More than six million hectares have been parcelled out since the creation of the IBR, says Bartolomé Sánchez González in his book ”Agrarian Policies and Development”.
Of that total, around five million hectares went to 10,000 privileged people, and the remaining one-fifth of the land was distributed among 100,000 low-income families.
Three factors came together to give rise to the first occupations of land by organised groups of peasants, in 1982.
Palau pointed out that ”The late 1960s and early 1970s saw the start of the phenomenon of migration of Brazilian settlers into eastern Paraguay, to which was added the high rural birth rate, of 6.7 children per woman, and the start of the construction of the enormous Paraguayan-Brazilian Itaipú dam.”
When the main work on the Itaipú hydropower dam was finished, the unskilled labourers were laid off, which left some 30,000 Paraguayans, 90 percent of whom were the sons of campesinos, with neither jobs nor land.
”With the passage of the years, they grew into adulthood and formed their own families, and couldn’t return to their parents’ land anymore. These people were left living in slums in the Alto Paraná, and they organised the first occupations of rural property,” said Palau.
Another problem that aggravated the situation faced by Paraguay’s campesinos was that the settlements created by the IBR ”were never furnished with the basic social infrastructure of piped water, schools and health services, nor did they receive the necessary technical assistance,” Carlos Tallone, an agronomist and consultant, told IPS.
In 1982, Paraguay entered into recession (widely defined as at least two consecutive quarters of negative Gross Domestic Product).
That year, the local currency, the guarani, was allowed to float freely, after being fixed at 147 to the dollar for 20 years. The currency collapsed, triggering a long process of inflation and devaluation.
With the negative economic outlook and the end of the Itaipú works as a source of employment, ”investment in the country came to a halt, and poor people who had migrated to the urban centres were left in a precarious situation, while in the countryside, things just got worse,” said Tallone.
A study carried out by the National Police Division of Order and Security at the request of the Education Ministry shows that invasions of rural property by organised groups of landless campesinos have only taken place in eastern Paraguay.

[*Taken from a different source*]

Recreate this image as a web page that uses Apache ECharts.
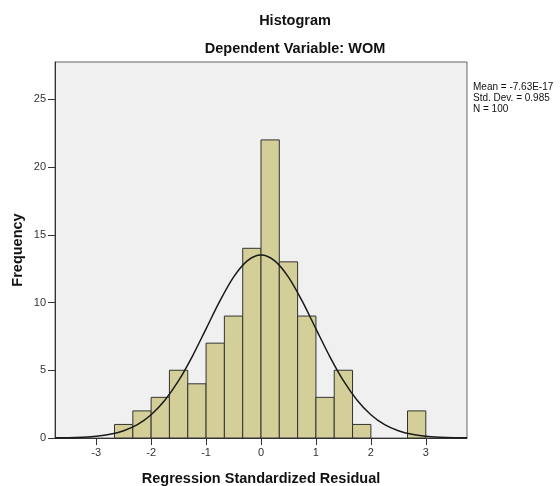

As of October, there were 223 ”irregular settlements” in Paraguay, 150 of which were the product of occupations of rural property by landless peasants. According to the report, the invasions of land involve a total of 195,000 hectares.
The rest of the ”irregular settlements” consist of slums in urban areas where groups of homeless families have occupied land to build ramshackle houses.
By the late 1980s, the publicly owned land available for distribution to campesinos through the IBR had run out. The response by the landless peasants was to invade property that they believed was owned by the state ”because no title deeds exist, and the owners have left it partially or totally unproductive,” said Tallone.
”In addition, during election periods many occupations occur, incited by local political leaders with links to the ruling Colorado Party,” he added.
Palau noted that ”With the increase in livestock rustling, the invasions of property, and the security forces’ failure to take control of the situation, the large landowners have set up paramilitary groups.”
Paraguay ”is in a situation very close to what is happening in Colombia,” he said, noting that the drug traffickers who operate in the northern departments of Amambay and San Pedro, the main marijuana-producing areas in Paraguay, also have their own armed groups that pressure the landless activists.
Parliamentary Deputy Olga Ferreira with the centre-right Beloved Fatherland Movement, a member of the parliamentary human rights and municipal affairs commissions, said the campesino movements ask the legislature to approve ”between five and seven expropriations of land per week.”
The parliamentary resolutions on ”around 100 expropriations” are still pending, she added.
Paraguay is not the only country in the region facing demands for land from organised campesino movements.
In Brazil, the Landless Movement (MST) has been organised on a national scale since 1984. Since then, its members have occupied portions of more than 3,900 latifundia, which evolved into settlements of over 450,000 rural families on some 22 million hectares of land.
In Bolivia, the Confederation of Settlers is made up of 24 regional and departmental federations, which represent one million rural people who have ”settled” on land in seven departments.